# Help! I can't decide how to draw this



## Lorraine01 (3 mo ago)

Okay so I'm drawing me and two friends(well heavily stylized versions) like this but I can't decide who's who

Me: INFP 4w5
Friend #1: ENTP 8w7
Friend #2: ISFJ 6w5


----------



## Ms. Aligned (Aug 26, 2021)

INFP holding up the peace sign, ENTP mocking her by holding up the bunny ears but in a playful way, ISFJ on the left?


----------



## Hexigoon (Mar 12, 2018)

ENTP 8w7 - Top one. No doubt.
INFP 4w5 - The annoyed looking one that's having their head being pushed down by the ENTP and probably wishes they were alone in their room right now.
ISFJ 6w5 - The friendly gentle looking one who's copying the ENTP's hand gesture and smiling for the camera but not nearly as forcefully and annoying to the INFP

btw good drawing!


----------



## Lorraine01 (3 mo ago)

Ms. Aligned said:


> ENTP mocking her by holding up the bunny ears but in a playful way





Hexigoon said:


> ENTP 8w7 - Top one. No doubt.


so the consensus so far is ENTP is definitely the middle one for sure that makes sense lol


Hexigoon said:


> probably wishes they were alone in their room right now.

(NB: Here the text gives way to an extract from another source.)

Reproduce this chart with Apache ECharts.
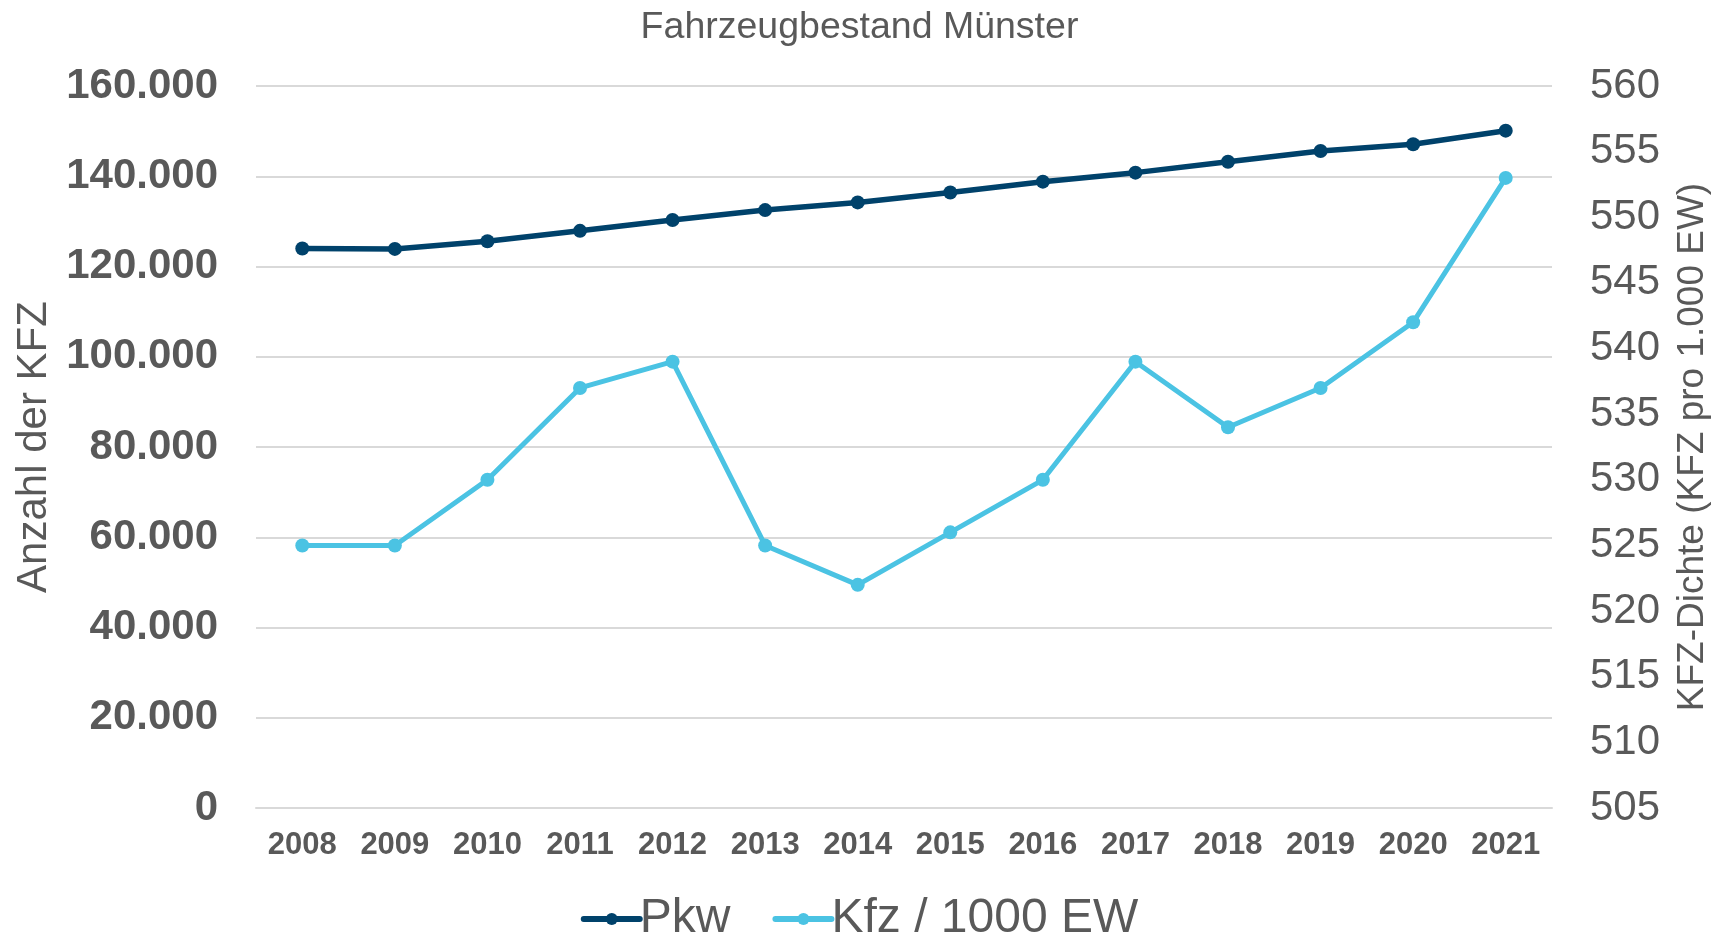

I literally do, all the time


Hexigoon said:


> btw good drawing!


I thought so too lol thats why I chose it off the internet (Mine won't look near as good lol)


----------



## ENTJudgement (Oct 6, 2013)

Lorraine01 said:


> View attachment 911932
> 
> 
> Okay so I'm drawing me and two friends(well heavily stylized versions) like this but I can't decide who's who
> ...


INFP peace sign looking at the viewer, entp trolling from behind and ISFJ annoyed at entp trolling her on the left. Actually whoever u put on the left or right doesn’t matter, as long as entp is the one in the back, that’s all it matters. Coz the left and right characters are the normal boring ones doing essentially nothing and ENTP provides all the entertainment. Talking about this from a anime series perspective.
Edit: Accidentally read infp as infj so corrected order now.


----------



## ENFPathetic (Apr 3, 2018)

Hexigoon said:


> ENTP 8w7 - Top one. No doubt.
> INFP 4w5 - The annoyed looking one that's having their head being pushed down by the ENTP and probably wishes they were alone in their room right now.
> ISFJ 6w5 - The friendly gentle looking one who's copying the ENTP's hand gesture and smiling for the camera but not nearly as forcefully and annoying to the INFP
> 
> btw good drawing!


100% this.

Upset INFP: Angry enough to burn the world down and the ENTP with it, but too worried about ENTP's feelings to slap her hand away.😂


----------



## Lorraine01 (3 mo ago)

ENFPathetic said:


> 100% this.
> 
> Upset INFP: Angry enough to burn the world down and the ENTP with it, but too worried about ENTP's feelings to slap her hand away.😂


way too true


----------



## Kazuma Ikezawa (Oct 21, 2011)

Lorraine01 said:


> View attachment 911932


That picture looks super cute. They kind of look like anime character besties.


----------



## ENTJudgement (Oct 6, 2013)

@Lorraine01 show us some of ur other completed art


----------



## Lorraine01 (3 mo ago)

ENTJudgement said:


> @Lorraine01 show us some of ur other completed art


Here's some of my best work so far


----------



## ENTJudgement (Oct 6, 2013)

Lorraine01 said:


> Here's some of my best work so far


Distinct use of geometric shapes and unique style, very nice.


----------



## daniella846 (1 mo ago)

A good drawing in my opinion. I like it!


----------